MATERIAL
##########

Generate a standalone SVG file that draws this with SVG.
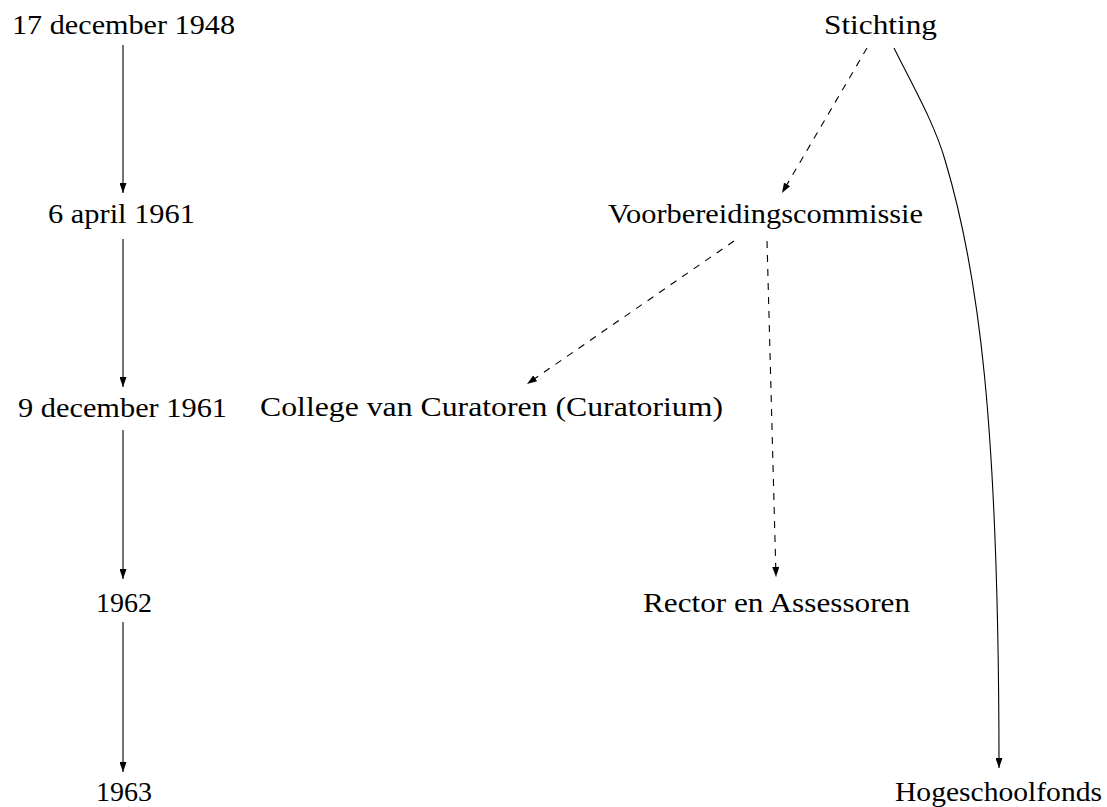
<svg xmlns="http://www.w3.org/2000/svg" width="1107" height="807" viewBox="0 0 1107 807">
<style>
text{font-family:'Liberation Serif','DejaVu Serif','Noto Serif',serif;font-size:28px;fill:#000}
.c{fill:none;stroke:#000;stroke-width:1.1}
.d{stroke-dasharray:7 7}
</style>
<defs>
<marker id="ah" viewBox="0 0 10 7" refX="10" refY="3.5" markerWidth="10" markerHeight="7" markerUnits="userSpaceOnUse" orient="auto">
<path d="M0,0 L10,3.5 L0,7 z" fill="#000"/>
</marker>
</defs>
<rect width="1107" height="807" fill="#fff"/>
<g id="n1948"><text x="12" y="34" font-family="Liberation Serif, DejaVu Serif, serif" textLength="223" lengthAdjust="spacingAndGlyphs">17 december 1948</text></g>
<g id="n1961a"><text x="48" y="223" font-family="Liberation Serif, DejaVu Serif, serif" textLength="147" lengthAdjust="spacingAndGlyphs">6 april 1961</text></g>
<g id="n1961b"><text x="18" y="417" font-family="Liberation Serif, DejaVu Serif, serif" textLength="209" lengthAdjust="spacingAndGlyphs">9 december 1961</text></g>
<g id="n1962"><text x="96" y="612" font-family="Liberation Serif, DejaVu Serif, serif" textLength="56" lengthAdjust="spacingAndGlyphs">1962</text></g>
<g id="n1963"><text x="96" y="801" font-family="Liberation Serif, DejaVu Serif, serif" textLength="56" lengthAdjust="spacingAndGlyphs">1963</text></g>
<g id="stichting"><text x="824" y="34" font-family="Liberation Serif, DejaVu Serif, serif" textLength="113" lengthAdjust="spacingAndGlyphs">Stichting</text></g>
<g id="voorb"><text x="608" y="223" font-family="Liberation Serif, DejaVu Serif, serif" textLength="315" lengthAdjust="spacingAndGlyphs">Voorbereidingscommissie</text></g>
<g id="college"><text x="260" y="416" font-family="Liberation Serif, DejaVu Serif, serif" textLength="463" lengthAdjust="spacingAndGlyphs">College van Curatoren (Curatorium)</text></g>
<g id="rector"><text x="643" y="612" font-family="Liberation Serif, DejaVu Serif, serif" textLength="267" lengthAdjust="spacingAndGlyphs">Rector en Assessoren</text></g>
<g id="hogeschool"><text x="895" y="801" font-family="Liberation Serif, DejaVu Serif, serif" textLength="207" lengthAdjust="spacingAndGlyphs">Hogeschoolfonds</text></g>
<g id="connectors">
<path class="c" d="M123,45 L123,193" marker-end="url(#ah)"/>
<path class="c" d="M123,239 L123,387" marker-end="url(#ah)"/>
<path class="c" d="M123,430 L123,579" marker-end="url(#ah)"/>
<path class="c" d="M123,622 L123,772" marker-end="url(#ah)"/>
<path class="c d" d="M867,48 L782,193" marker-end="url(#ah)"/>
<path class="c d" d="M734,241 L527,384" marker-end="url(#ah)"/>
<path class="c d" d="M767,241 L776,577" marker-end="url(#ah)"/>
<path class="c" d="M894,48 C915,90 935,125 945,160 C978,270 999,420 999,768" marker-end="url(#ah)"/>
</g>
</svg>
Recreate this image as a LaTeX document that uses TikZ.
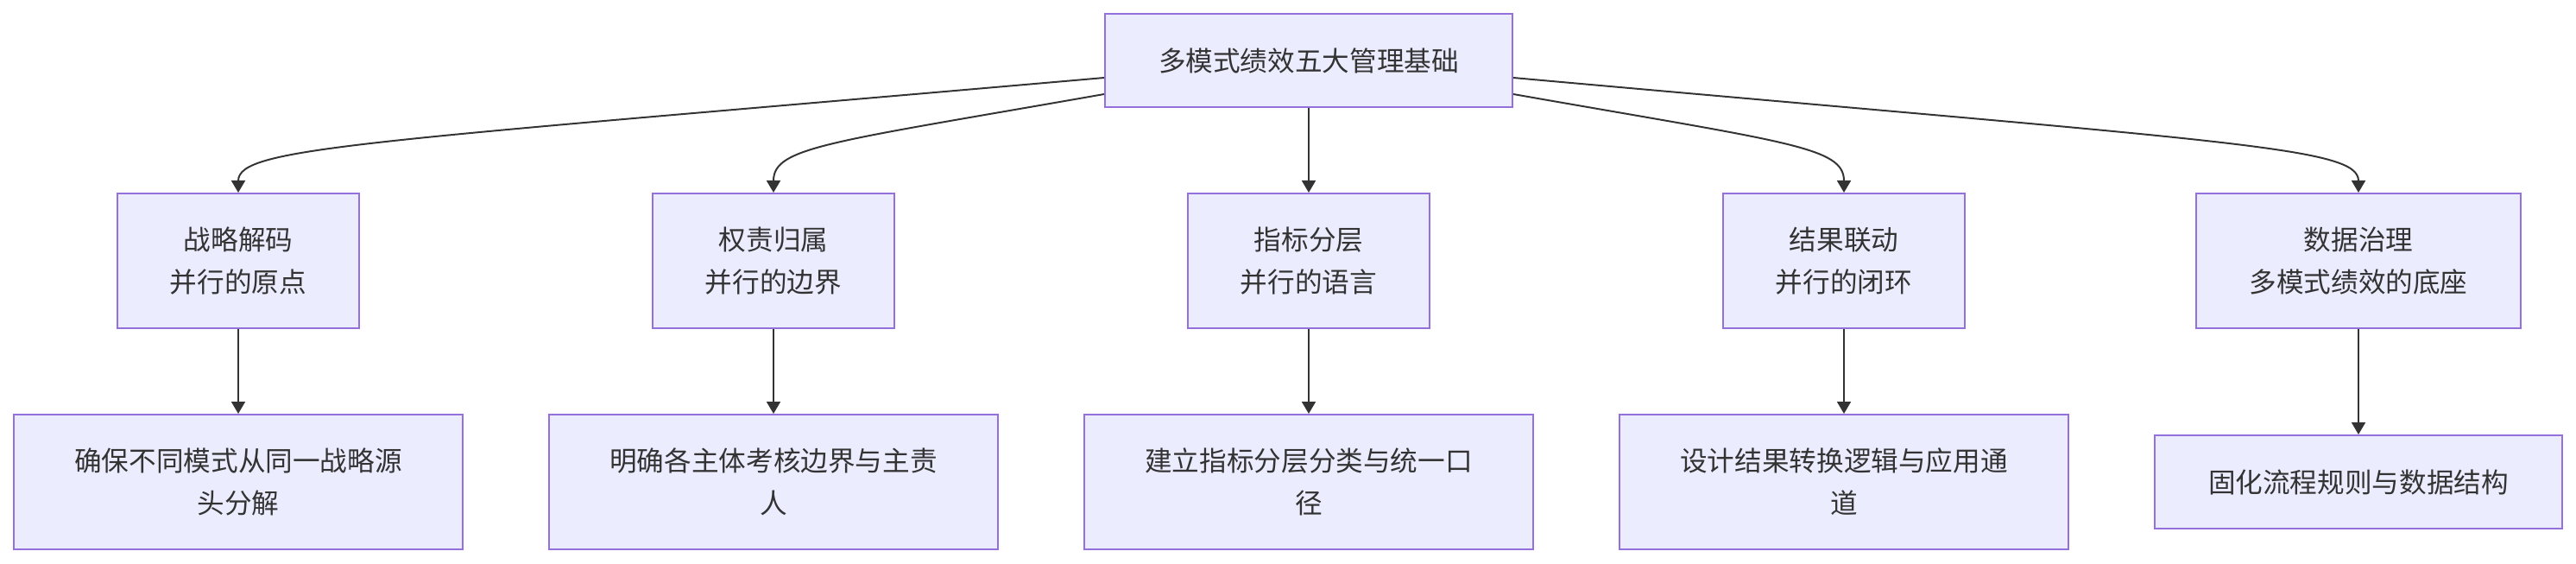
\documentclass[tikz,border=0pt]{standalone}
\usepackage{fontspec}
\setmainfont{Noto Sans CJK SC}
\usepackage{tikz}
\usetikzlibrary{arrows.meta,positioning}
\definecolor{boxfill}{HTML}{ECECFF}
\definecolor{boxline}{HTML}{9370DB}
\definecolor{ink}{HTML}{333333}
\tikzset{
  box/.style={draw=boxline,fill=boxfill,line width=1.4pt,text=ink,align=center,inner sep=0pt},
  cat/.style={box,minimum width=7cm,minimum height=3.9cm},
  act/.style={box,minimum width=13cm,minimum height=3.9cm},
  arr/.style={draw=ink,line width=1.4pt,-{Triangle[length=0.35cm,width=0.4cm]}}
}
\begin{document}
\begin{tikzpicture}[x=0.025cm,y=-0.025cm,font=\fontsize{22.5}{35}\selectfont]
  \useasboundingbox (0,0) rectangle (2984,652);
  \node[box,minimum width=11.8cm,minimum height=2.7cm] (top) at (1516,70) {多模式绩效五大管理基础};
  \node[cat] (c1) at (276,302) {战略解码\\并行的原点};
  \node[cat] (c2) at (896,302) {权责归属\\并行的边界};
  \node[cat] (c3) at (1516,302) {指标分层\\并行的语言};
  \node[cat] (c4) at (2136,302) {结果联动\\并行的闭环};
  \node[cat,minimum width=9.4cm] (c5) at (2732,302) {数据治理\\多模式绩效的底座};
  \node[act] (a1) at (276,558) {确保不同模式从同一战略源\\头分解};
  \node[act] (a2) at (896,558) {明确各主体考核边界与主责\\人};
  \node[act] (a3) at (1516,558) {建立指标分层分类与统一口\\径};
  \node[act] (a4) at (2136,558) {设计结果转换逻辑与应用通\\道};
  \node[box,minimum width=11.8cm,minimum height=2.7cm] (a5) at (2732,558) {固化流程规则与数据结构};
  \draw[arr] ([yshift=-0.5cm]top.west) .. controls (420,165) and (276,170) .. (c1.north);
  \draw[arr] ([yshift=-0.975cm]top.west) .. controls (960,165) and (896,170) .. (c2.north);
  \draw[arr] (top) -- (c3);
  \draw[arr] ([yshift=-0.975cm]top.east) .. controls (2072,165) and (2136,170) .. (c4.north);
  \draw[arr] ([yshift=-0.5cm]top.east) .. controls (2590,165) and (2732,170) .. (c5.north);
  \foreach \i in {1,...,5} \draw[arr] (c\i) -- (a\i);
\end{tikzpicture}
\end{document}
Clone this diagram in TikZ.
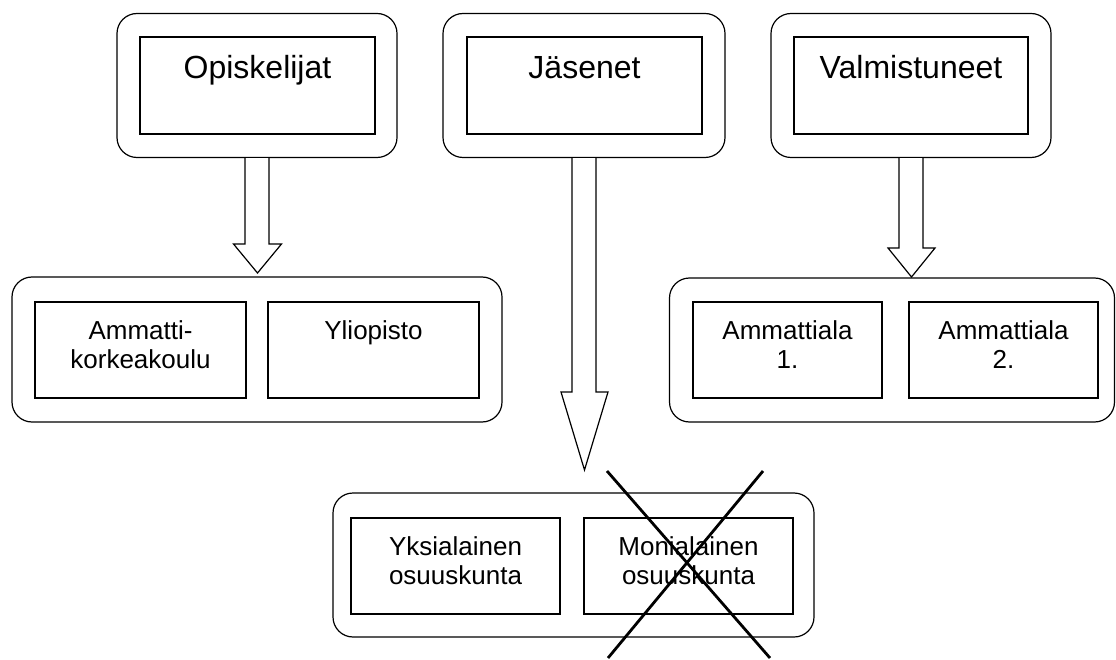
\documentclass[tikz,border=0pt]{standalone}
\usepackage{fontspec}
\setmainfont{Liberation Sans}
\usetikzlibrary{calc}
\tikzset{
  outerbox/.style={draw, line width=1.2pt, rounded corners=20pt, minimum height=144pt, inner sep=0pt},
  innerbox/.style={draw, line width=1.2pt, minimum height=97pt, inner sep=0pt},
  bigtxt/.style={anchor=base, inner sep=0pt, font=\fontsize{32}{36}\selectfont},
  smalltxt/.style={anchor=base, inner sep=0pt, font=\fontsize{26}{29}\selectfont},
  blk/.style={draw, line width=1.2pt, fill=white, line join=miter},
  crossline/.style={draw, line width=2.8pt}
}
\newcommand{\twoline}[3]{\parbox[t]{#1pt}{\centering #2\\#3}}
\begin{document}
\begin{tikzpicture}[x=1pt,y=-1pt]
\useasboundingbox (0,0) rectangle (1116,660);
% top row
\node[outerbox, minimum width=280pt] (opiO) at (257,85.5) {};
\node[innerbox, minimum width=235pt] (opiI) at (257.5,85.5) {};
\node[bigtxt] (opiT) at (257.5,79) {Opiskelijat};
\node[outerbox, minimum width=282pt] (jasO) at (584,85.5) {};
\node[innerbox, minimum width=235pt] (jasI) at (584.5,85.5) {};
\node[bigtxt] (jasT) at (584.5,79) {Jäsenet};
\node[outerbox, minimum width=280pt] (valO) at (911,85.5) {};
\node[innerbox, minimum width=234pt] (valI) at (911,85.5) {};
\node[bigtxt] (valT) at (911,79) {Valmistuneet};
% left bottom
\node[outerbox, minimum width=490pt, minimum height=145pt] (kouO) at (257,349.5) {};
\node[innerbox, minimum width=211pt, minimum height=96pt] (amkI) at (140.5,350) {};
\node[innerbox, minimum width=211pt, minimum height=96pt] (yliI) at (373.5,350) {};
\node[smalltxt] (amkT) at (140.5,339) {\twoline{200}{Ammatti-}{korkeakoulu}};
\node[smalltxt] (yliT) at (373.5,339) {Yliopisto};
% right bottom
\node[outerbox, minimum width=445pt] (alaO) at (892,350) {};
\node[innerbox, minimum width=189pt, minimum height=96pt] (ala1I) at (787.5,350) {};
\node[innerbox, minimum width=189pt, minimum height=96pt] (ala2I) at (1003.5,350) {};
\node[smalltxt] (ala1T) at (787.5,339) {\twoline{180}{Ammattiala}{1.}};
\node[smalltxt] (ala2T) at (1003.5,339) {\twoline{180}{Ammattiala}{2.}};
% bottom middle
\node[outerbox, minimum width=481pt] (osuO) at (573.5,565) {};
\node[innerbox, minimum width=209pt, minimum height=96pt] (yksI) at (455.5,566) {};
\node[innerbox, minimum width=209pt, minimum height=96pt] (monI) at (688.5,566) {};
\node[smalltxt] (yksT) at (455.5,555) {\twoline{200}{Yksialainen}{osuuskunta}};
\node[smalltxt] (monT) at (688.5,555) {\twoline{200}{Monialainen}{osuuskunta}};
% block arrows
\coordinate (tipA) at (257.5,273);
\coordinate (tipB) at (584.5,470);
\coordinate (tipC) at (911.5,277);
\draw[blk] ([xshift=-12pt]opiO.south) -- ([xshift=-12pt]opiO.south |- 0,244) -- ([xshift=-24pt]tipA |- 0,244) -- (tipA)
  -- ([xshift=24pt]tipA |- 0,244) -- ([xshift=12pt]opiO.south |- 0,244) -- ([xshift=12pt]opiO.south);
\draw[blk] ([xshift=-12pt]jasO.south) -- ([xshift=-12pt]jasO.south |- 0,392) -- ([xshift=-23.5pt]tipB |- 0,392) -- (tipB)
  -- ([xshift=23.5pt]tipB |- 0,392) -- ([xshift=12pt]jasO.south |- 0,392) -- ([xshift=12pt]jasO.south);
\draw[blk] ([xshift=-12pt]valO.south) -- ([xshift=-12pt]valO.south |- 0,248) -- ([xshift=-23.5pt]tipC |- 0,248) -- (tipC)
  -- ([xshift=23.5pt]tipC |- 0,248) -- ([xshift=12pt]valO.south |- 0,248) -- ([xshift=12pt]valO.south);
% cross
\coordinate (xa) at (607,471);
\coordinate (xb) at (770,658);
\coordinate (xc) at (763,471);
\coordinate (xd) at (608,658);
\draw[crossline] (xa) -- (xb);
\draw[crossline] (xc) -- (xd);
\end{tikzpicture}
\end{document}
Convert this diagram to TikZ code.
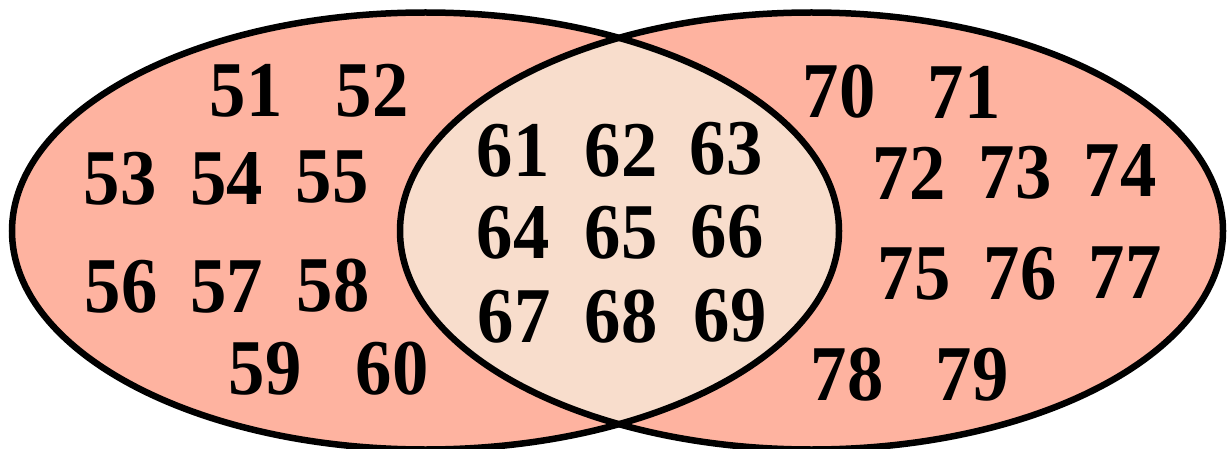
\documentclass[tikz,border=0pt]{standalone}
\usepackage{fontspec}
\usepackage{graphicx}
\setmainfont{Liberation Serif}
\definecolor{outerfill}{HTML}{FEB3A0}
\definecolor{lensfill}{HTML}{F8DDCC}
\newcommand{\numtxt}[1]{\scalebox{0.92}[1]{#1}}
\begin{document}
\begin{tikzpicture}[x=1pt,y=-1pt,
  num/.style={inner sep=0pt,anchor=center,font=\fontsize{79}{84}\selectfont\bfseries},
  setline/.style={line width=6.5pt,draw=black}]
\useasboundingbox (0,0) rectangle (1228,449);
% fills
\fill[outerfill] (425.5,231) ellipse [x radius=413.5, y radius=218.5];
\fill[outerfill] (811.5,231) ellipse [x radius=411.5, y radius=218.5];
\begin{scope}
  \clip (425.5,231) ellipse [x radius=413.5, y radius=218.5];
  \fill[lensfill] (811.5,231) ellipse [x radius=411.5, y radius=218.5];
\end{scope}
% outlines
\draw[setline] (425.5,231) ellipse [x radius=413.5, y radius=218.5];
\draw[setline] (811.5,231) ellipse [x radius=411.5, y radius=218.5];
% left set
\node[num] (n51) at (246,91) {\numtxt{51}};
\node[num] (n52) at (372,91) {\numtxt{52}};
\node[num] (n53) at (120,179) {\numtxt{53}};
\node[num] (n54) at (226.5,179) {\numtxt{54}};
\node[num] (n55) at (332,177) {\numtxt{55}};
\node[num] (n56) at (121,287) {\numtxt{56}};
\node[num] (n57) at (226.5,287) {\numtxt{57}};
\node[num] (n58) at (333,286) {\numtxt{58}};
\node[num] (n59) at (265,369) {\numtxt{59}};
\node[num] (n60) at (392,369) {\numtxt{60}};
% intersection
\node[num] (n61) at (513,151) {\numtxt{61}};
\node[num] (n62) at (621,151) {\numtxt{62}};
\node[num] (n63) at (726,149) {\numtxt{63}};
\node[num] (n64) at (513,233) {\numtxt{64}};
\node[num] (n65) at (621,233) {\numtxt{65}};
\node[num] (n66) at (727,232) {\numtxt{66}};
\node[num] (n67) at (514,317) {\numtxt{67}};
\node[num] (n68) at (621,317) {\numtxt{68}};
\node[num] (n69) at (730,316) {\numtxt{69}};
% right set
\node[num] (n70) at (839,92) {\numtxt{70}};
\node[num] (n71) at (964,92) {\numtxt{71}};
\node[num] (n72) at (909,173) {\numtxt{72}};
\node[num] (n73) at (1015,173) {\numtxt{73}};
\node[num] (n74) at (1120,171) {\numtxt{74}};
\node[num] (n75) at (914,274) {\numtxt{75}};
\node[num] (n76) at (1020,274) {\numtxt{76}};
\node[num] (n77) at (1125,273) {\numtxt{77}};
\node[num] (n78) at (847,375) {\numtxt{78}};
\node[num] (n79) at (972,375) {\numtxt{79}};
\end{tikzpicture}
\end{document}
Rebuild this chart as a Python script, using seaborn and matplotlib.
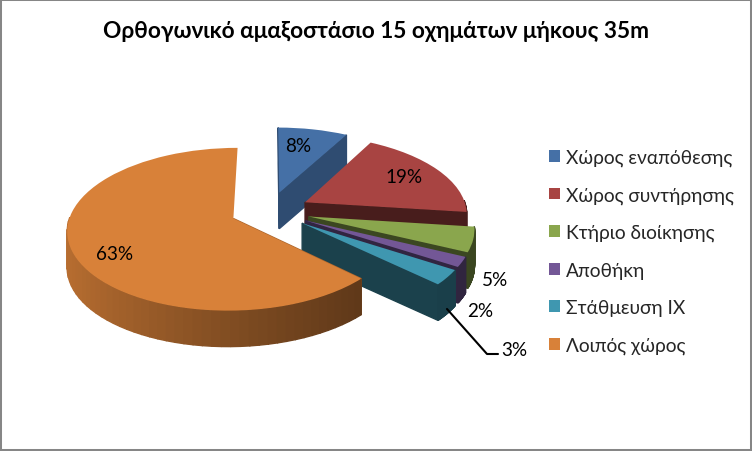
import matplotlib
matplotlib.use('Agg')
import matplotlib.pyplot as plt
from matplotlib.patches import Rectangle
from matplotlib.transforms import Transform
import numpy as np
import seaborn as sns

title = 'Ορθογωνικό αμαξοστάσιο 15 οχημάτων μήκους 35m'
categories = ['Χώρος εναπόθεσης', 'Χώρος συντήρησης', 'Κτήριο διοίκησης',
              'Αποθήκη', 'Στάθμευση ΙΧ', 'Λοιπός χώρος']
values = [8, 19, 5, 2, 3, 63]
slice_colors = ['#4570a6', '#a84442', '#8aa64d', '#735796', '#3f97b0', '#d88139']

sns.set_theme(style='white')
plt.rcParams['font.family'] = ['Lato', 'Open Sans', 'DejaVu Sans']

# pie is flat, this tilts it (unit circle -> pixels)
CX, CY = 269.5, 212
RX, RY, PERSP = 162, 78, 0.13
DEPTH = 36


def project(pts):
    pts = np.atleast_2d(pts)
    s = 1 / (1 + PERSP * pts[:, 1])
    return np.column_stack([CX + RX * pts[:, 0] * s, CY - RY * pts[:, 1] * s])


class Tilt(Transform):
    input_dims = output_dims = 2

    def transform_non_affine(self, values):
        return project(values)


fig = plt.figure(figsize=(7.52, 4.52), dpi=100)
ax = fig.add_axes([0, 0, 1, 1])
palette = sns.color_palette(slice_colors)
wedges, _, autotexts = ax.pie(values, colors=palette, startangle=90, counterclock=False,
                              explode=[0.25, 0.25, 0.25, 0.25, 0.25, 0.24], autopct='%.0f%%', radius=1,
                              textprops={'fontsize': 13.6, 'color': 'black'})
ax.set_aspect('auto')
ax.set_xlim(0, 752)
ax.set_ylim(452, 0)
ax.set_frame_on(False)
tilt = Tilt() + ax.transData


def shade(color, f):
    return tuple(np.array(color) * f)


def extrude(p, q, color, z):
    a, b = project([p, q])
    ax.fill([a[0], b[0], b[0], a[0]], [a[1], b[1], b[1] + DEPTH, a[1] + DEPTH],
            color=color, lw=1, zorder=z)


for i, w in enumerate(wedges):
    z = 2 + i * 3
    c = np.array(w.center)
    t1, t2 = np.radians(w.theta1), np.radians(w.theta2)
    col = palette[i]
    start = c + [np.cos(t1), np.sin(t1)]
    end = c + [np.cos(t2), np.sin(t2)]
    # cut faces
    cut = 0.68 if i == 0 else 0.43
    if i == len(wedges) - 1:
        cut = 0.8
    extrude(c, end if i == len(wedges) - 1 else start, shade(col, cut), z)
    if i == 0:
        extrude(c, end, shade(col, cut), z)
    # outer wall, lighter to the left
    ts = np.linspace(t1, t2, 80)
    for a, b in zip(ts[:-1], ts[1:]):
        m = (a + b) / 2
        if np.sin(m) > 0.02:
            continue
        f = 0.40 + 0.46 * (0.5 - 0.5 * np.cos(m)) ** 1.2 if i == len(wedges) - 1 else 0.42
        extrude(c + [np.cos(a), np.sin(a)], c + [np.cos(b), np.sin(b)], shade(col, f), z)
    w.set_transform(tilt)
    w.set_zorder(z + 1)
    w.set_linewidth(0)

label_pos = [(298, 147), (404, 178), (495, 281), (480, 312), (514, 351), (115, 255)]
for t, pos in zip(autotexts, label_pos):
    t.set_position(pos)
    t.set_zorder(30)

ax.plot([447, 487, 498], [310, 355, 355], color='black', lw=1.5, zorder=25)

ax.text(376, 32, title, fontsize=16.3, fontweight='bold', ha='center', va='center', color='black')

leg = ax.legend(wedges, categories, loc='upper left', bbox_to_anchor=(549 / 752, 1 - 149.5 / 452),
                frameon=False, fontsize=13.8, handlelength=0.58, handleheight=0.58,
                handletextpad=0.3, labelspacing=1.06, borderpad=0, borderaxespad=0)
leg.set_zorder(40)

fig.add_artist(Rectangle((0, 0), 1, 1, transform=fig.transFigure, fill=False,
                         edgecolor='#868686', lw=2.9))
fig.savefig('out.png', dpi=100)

##########

YOUR GOAL
Reproduce the data above exactly, but only from the line containing "Rebuild this chart" through the line containing "import seaborn as sns"; skip the pictures.

RESPONSE TO THIS TASK
Rebuild this chart as a Python script, using seaborn and matplotlib.
import matplotlib
matplotlib.use('Agg')
import matplotlib.pyplot as plt
from matplotlib.patches import Rectangle
from matplotlib.transforms import Transform
import numpy as np
import seaborn as sns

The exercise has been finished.